Loss of any kind messes with your sense of well being. Job loss, loss of a loved one, loss of health.... Having experienced a few of those myself recently (not my own health, thankfully), I've noticed some things I might not have paid much attention to in the past. There are little things that help to create a feeling of security when they are full or empty.
I knew someone once whose mother raised seven children on her own, after her husband developed multiple sclerosis. She went back to school to get her teacher's degree, and during that time, the family lived on very little money. One of her "full" idiosyncrasies was she always bought a new container of salt when she went to the store. Her kitchen cabinet was always full, even if only with containers of salt.
Here's my short list.
I feel a sense of well being when these things are full
- My car's gas tank (especially at only $1.65 a gallon)
- The refrigerator
- The wood bin
- My house (with my family)
I know how fortunate I am that I can manage these things, and I don't take any of it for granted. Too many people right now are struggling to meet these basic needs.
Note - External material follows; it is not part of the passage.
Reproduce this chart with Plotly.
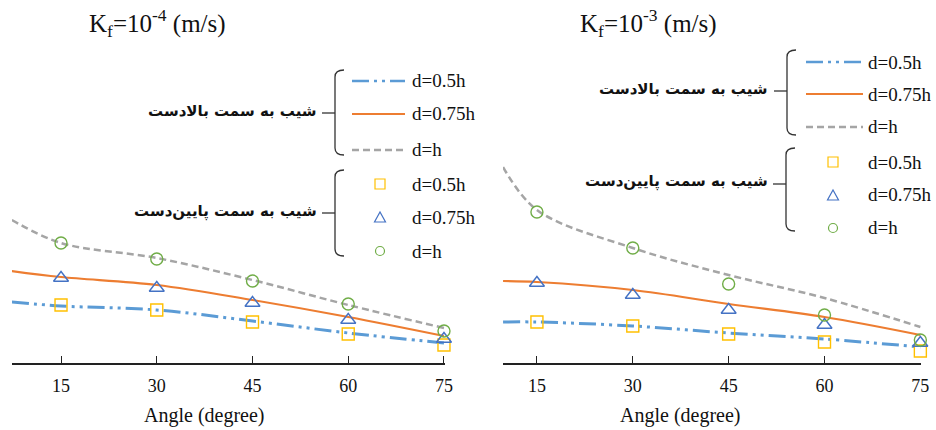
import plotly.graph_objects as go

# ---------------- data ----------------
angles = [15, 30, 45, 60, 75]
tick_labels = ["15", "30", "45", "60", "75"]

# Kf = 1e-4 panel : lines = slope upstream, markers = slope downstream
line_x_k4 = [7.3, 15, 30, 45, 60, 75]
k4_up_d05 = [0.61, 0.57, 0.53, 0.42, 0.30, 0.20]
k4_up_d075 = [0.92, 0.86, 0.78, 0.63, 0.46, 0.27]
k4_up_d1 = [1.43, 1.20, 1.05, 0.83, 0.58, 0.35]
k4_dn_d05 = [0.58, 0.53, 0.41, 0.29, 0.18]
k4_dn_d075 = [0.85, 0.75, 0.60, 0.43, 0.24]
k4_dn_d1 = [1.20, 1.04, 0.82, 0.59, 0.32]

# Kf = 1e-3 panel
line_x_k3 = [9.7, 15, 30, 45, 60, 75]
k3_up_d05 = [0.41, 0.41, 0.37, 0.30, 0.24, 0.16]
k3_up_d075 = [0.82, 0.81, 0.73, 0.59, 0.46, 0.28]
k3_up_d1 = [1.96, 1.53, 1.15, 0.88, 0.65, 0.36]
k3_dn_d05 = [0.41, 0.37, 0.29, 0.21, 0.12]
k3_dn_d075 = [0.80, 0.68, 0.53, 0.38, 0.20]
k3_dn_d1 = [1.51, 1.15, 0.79, 0.48, 0.23]

series_names = ["d=0.5h", "d=0.75h", "d=h"]
group_up = "شیب به سمت بالادست"
group_dn = "شیب به سمت پایین\u200cدست"
titles = ["K<sub>f</sub>=10<sup>-4</sup> (m/s)", "K<sub>f</sub>=10<sup>-3</sup> (m/s)"]
x_title = "Angle (degree)"

# ---------------- styles ----------------
W, H = 936, 430
BLUE = "#5B9BD5"
ORANGE = "#ED7D31"
GRAY = "#A5A5A5"
YELLOW = "#FFC000"
TRI = "#4472C4"
GREEN = "#70AD47"
SERIF = "Liberation Serif, Times New Roman, serif"
FA = "DejaVu Sans"

line_styles = [
    dict(color=BLUE, width=3, dash="17px,5px,3px,5px,3px,5px"),
    dict(color=ORANGE, width=2.2, dash="solid"),
    dict(color=GRAY, width=2.5, dash="7px,4px"),
]
marker_styles = [
    dict(symbol="square-open", color=YELLOW, size=12, line=dict(width=1.4, color=YELLOW)),
    dict(symbol="triangle-up-open", color=TRI, size=13, line=dict(width=1.4, color=TRI)),
    dict(symbol="circle-open", color=GREEN, size=12, line=dict(width=1.4, color=GREEN)),
]

fig = go.Figure()

panels = [
    ("x", "y", line_x_k4, [k4_up_d05, k4_up_d075, k4_up_d1], [k4_dn_d05, k4_dn_d075, k4_dn_d1]),
    ("x2", "y2", line_x_k3, [k3_up_d05, k3_up_d075, k3_up_d1], [k3_dn_d05, k3_dn_d075, k3_dn_d1]),
]
for xa, ya, lx, ups, dns in panels:
    for name, vals, st in zip(series_names, ups, line_styles):
        fig.add_trace(go.Scatter(x=lx, y=vals, mode="lines", name=name, xaxis=xa, yaxis=ya,
                                 line=dict(shape="spline", smoothing=1.0, **st), showlegend=False))
    for name, vals, ms in zip(series_names, dns, marker_styles):
        fig.add_trace(go.Scatter(x=angles, y=vals, mode="markers", name=name, xaxis=xa, yaxis=ya,
                                 marker=ms, cliponaxis=False, showlegend=False))


def X(p):
    return p / W


def Y(p):
    return 1 - p / H


ybot = Y(363)
yrange = [0, 3.63]  # 1 unit = 100 px, zero at the axis line
xax = dict(tickvals=angles, ticktext=tick_labels, ticks="inside", ticklen=7, tickwidth=1.2,
           tickcolor="#222", showline=True, linecolor="#222", linewidth=1.5, showgrid=False,
           zeroline=False, tickfont=dict(family=SERIF, size=18, color="#111"),
           ticklabelstandoff=6, fixedrange=True, automargin=False)
yax = dict(visible=False, range=yrange, domain=[ybot, 1.0], fixedrange=True, automargin=False)

fig.update_layout(
    template="none",
    width=W, height=H, margin=dict(l=0, r=0, t=0, b=0, autoexpand=False),
    plot_bgcolor="white", paper_bgcolor="white", showlegend=False,
    xaxis=dict(domain=[X(12), X(445)], range=[7.32, 75.16], anchor="y", **xax),
    yaxis=dict(anchor="x", **yax),
    xaxis2=dict(domain=[X(503), X(921)], range=[9.69, 75.1], anchor="y2", **xax),
    yaxis2=dict(anchor="x2", **yax),
)

annotations = []
shapes = []

# titles and axis titles
for cx, t in zip([157, 648], titles):
    annotations.append(dict(x=X(cx), y=Y(23), xref="paper", yref="paper", text=t, showarrow=False,
                            xanchor="center", yanchor="middle",
                            font=dict(family=SERIF, size=25, color="#111")))
for cx in [204, 680]:
    annotations.append(dict(x=X(cx), y=Y(415), xref="paper", yref="paper", text=x_title,
                            showarrow=False, xanchor="center", yanchor="middle",
                            font=dict(family=SERIF, size=20, color="#111")))


def bracket(bx, top, bot, mid, label, label_right):
    path = (f"M {X(bx + 9)},{Y(top)} Q {X(bx)},{Y(top)} {X(bx)},{Y(top + 7)} "
            f"L {X(bx)},{Y(bot - 7)} Q {X(bx)},{Y(bot)} {X(bx + 9)},{Y(bot)}")
    shapes.append(dict(type="path", xref="paper", yref="paper", path=path,
                       line=dict(color="#333", width=1.3)))
    shapes.append(dict(type="line", xref="paper", yref="paper", x0=X(bx - 13), x1=X(bx),
                       y0=Y(mid), y1=Y(mid), line=dict(color="#333", width=1.3)))
    annotations.append(dict(x=X(label_right), y=Y(mid - 2), xref="paper", yref="paper",
                            text="<b>" + label + "</b>", showarrow=False, xanchor="right",
                            yanchor="middle", font=dict(family=FA, size=15, color="#111")))


def legend_lines(x0, x1, ys, tx):
    for yy, st, name in zip(ys, line_styles, series_names):
        shapes.append(dict(type="line", xref="paper", yref="paper", x0=X(x0), x1=X(x1),
                           y0=Y(yy), y1=Y(yy),
                           line=dict(color=st["color"], width=min(st["width"], 2.4), dash=st["dash"])))
        annotations.append(dict(x=X(tx), y=Y(yy), xref="paper", yref="paper", text=name,
                                showarrow=False, xanchor="left", yanchor="middle",
                                font=dict(family=SERIF, size=19, color="#111")))


def legend_marks(mx, ys, tx):
    cols = [YELLOW, TRI, GREEN]
    for i, (yy, name) in enumerate(zip(ys, series_names)):
        c = cols[i]
        if i == 0:
            shapes.append(dict(type="rect", xref="paper", yref="paper", x0=X(mx - 5), x1=X(mx + 5),
                               y0=Y(yy - 5), y1=Y(yy + 5), line=dict(color=c, width=1.2)))
        elif i == 1:
            p = f"M {X(mx - 5.5)},{Y(yy + 5)} L {X(mx + 5.5)},{Y(yy + 5)} L {X(mx)},{Y(yy - 5)} Z"
            shapes.append(dict(type="path", xref="paper", yref="paper", path=p,
                               line=dict(color=c, width=1.2)))
        else:
            shapes.append(dict(type="circle", xref="paper", yref="paper", x0=X(mx - 4.5),
                               x1=X(mx + 4.5), y0=Y(yy - 4.5), y1=Y(yy + 4.5),
                               line=dict(color=c, width=1.2)))
        annotations.append(dict(x=X(tx), y=Y(yy), xref="paper", yref="paper", text=name,
                                showarrow=False, xanchor="left", yanchor="middle",
                                font=dict(family=SERIF, size=19, color="#111")))


# left panel legend
bracket(335, 70, 155, 113, group_up, 319)
legend_lines(352, 405, [81, 114, 150], 410)
bracket(335, 170, 256, 213, group_dn, 319)
legend_marks(380, [184, 217, 251], 410)

# right panel legend
bracket(787, 50, 135, 91, group_up, 770)
legend_lines(806, 863, [62, 94, 127], 866)
bracket(786, 148, 231, 184, group_dn, 770)
legend_marks(833, [162, 195, 228], 866)

fig.update_layout(annotations=annotations, shapes=shapes)
fig.write_html("out.html", config={"displayModeBar": False},
               post_script="document.body.style.margin='0';document.body.style.overflow='hidden';")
I also feel content when certain things are empty
- My inbox
- The drawer where the bills gather before they get paid
- The kitchen wastebasket
Lately I've been experiencing a pretty significant sense of well being - the kind that comes from the really important things in life. The members of my immediate family are happy and healthy. My mother is dealing well with her grief over the loss of her husband of 58 years. I am able to bring security and joy to her life just by being there to provide dinner and share a game of cards. While my employment future is uncertain (whose isn't these days?) and my retirement fund, like everyone's is worth a whole lot less, I am still incredibly fortunate.
I try to reflect on these things every day - this helps to expand my sense of contentment. And I try to remember the "contentment mantra" I learned from a budhist monk: I have enough.